As American marketers fight against sales taxes on advertising, their Argentine brethren are facing a scenario in which ads have actually been banned by the government.

The ad ban was put into place Feb. 1, purportedly to help curb double-digit inflation. The news was delivered verbally to marketers including Walmart, Carrefour, Coto, Disco, Garbarino, Jumbo and Ribeiro by Commerce Secretary Guillermo Moreno.
Clarin, La Nacion and Perfil -- the three big national newspapers that receive little government support in the form of advertising -- interpreted the ban as an effort to shut off revenue to independent media. Supermarket and household-appliance chains represent about half of Clarin's newspaper ad revenue.

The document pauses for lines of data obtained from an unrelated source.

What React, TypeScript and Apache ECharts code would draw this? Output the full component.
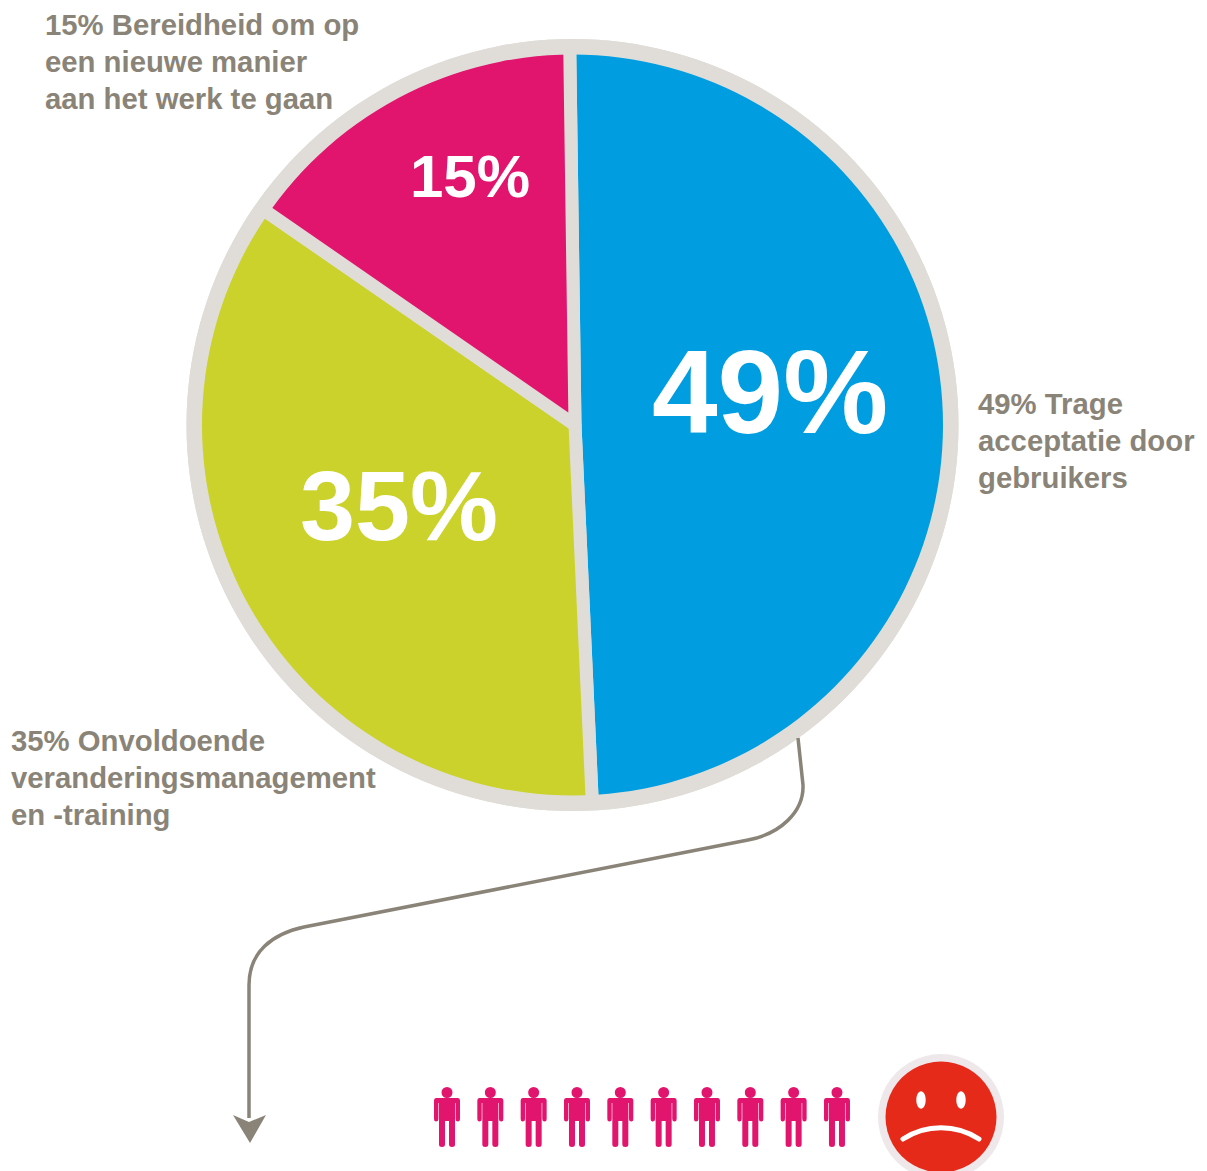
import React, { useEffect, useRef } from "react";
import * as echarts from "echarts";

// Slices, clockwise from the top
const sliceNames = ["Trage acceptatie door gebruikers", "Onvoldoende veranderingsmanagement en -training", "Bereidheid om op een nieuwe manier aan het werk te gaan"];
const sliceValues = [49, 35, 15];
const sliceColors = ["#009EE0", "#CAD22B", "#E1146E"];
const sliceLabelSizes = [118, 99, 60];
const sliceLabelCenters = [[770, 392], [399, 505], [470, 176]];

const sideLabels = [
  "49% Trage\nacceptatie door\ngebruikers",
  "35% Onvoldoende\nveranderingsmanagement\nen -training",
  "15% Bereidheid om op\neen nieuwe manier\naan het werk te gaan",
];
const sideLabelOrigins = [[978, 385], [11, 722], [45, 6]];

const peopleCount = 10;

const RIM = "#E0DDD8";
const TEXT = "#8A8478";
const FONT = '"Liberation Sans", Arial, sans-serif';

echarts.graphic.registerShape(
  "person",
  echarts.graphic.extendPath(
    "M-5.5,5.5 A5.5,5.5 0 1 1 5.5,5.5 A5.5,5.5 0 1 1 -5.5,5.5 Z " +
      "M-11,11 H11 Q13,11 13,13.5 V32 Q13,34.5 11,34.5 Q8.6,34.5 8.6,32 V16 H8 V57.5 Q8,60 5,60 Q2.2,60 2,57.5 V34 H-2 V57.5 Q-2.2,60 -5,60 Q-8,60 -8,57.5 V16 H-8.6 V32 Q-8.6,34.5 -11,34.5 Q-13,34.5 -13,32 V13.5 Q-13,11 -11,11 Z",
    {}
  )
);
echarts.graphic.registerShape(
  "leader",
  echarts.graphic.extendPath(
    "M798,738 L803,785 C804,812 780,834 748,840 L304,927 C272,934 249,952 249,985 L249,1118",
    {}
  )
);
echarts.graphic.registerShape(
  "arrowHead",
  echarts.graphic.extendPath("M233,1115 L249,1122 L266,1115 L250,1143 Z", {})
);

export default function App() {
  const ref = useRef<HTMLDivElement>(null);

  useEffect(() => {
    document.body.style.margin = "0";
    document.body.style.background = "#fff";
    const chart = echarts.init(ref.current!, undefined, { renderer: "svg" });

    const elements: any[] = [
      // Outer rim, trimmed to the white page beyond it
      { type: "ring", silent: true, shape: { cx: 572.5, cy: 425, r: 398, r0: 386 }, style: { fill: "#fff" } },
      { type: "ring", silent: true, shape: { cx: 572.5, cy: 425, r: 386, r0: 370.5 }, style: { fill: RIM } },
      ...sliceValues.map((v, i) => ({
        type: "text",
        silent: true,
        x: sliceLabelCenters[i][0],
        y: sliceLabelCenters[i][1],
        style: {
          text: `${v}%`,
          fill: "#fff",
          font: `bold ${sliceLabelSizes[i]}px ${FONT}`,
          textAlign: "center",
          textVerticalAlign: "middle",
        },
      })),
      ...sideLabels.map((t, i) => ({
        type: "text",
        silent: true,
        x: sideLabelOrigins[i][0],
        y: sideLabelOrigins[i][1],
        style: { text: t, fill: TEXT, font: `bold 29.3px ${FONT}`, lineHeight: 37 },
      })),
      { type: "leader", silent: true, style: { fill: "none", stroke: TEXT, lineWidth: 3.5 } },
      { type: "arrowHead", silent: true, style: { fill: TEXT } },
      ...Array.from({ length: peopleCount }, (_, i) => ({
        type: "person",
        silent: true,
        x: 447 + i * 43.33,
        y: 1087,
        style: { fill: "#E1146E" },
      })),
      // Sad face
      { type: "circle", silent: true, shape: { cx: 941, cy: 1117, r: 63 }, style: { fill: "#EFE8EA" } },
      { type: "circle", silent: true, shape: { cx: 941, cy: 1117, r: 55.5 }, style: { fill: "#E52A1A" } },
      { type: "ellipse", silent: true, shape: { cx: 921, cy: 1100, rx: 4.7, ry: 8.7 }, style: { fill: "#fff" } },
      { type: "ellipse", silent: true, shape: { cx: 961, cy: 1100, rx: 4.7, ry: 8.7 }, style: { fill: "#fff" } },
      {
        type: "bezierCurve",
        silent: true,
        shape: { x1: 903, y1: 1139, cpx1: 926, cpy1: 1124, cpx2: 956, cpy2: 1124, x2: 979, y2: 1139 },
        style: { fill: "none", stroke: "#fff", lineWidth: 5, lineCap: "round" },
      },
    ].map((el) => ({ ...el, z: 10 }));

    chart.setOption({
      animation: false,
      backgroundColor: "#fff",
      graphic: { elements },
      series: [
        {
          type: "pie",
          z: 1,
          silent: true,
          center: [575, 425],
          radius: [0, 385],
          startAngle: 90.8,
          clockwise: true,
          label: { show: false },
          labelLine: { show: false },
          itemStyle: { borderColor: RIM, borderWidth: 13 },
          data: sliceValues.map((value, i) => ({
            name: sliceNames[i],
            value,
            itemStyle: { color: sliceColors[i] },
          })),
        },
      ],
    });
    return () => chart.dispose();
  }, []);

  return <div ref={ref} style={{ width: 1207, height: 1171 }} />;
}
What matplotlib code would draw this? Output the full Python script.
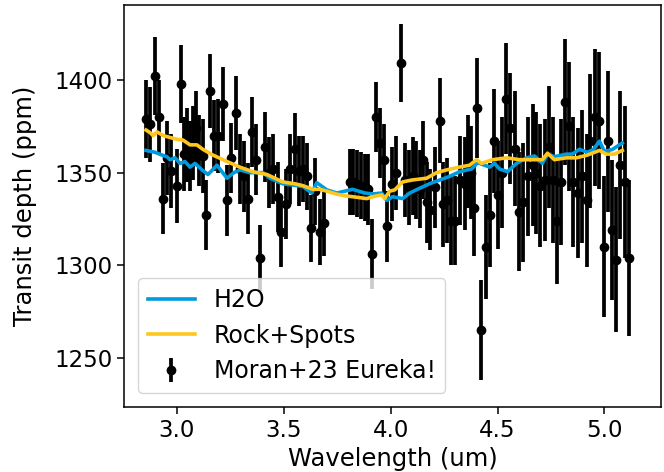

Clarin said in an article, "The government's decision carried out by Moreno is an economic noose around the independent media."
Mr. Moreno's office didn't respond to requests for comment.
Fighting back, Argentina's association for independent media, CEMCI, ran a full-page ad in Clarin and La Nacion with a dramatic photograph of two people wearing blindfolds below the headline "You would have found sales information on this page. Now, due to official pressure, you're buying blind."
The Buenos Aires Association of News-paper Publishers described the ad ban as a new attack on constitutional rights and a "clear reprisal against those who inform the public about inflation rates."
The official inflation rate in Argentina was 10.8% in 2012. Unofficial estimates, considered more reliable and reported by independent media, are closer to 25%.
The federal government has been trying for years to break up Argentina's largest media group, Clarin, which owns the country's biggest national newspaper as well as TV and radio stations and an internet service provider.
It's unclear whether the ban will continue after the two-month price freeze is supposed to end April 1, or, if it does, whether the affected retailers will move their ad budgets into other media. Household appliances retailer Garbarino, for example, has stayed out of Clarin's print pages but is advertising on the newspaper's website.
Newspapers and radio and TV stations have just missed the lucrative back-to-school ads that supermarkets and hypermarkets usually run before Argentina's schools reopen in March.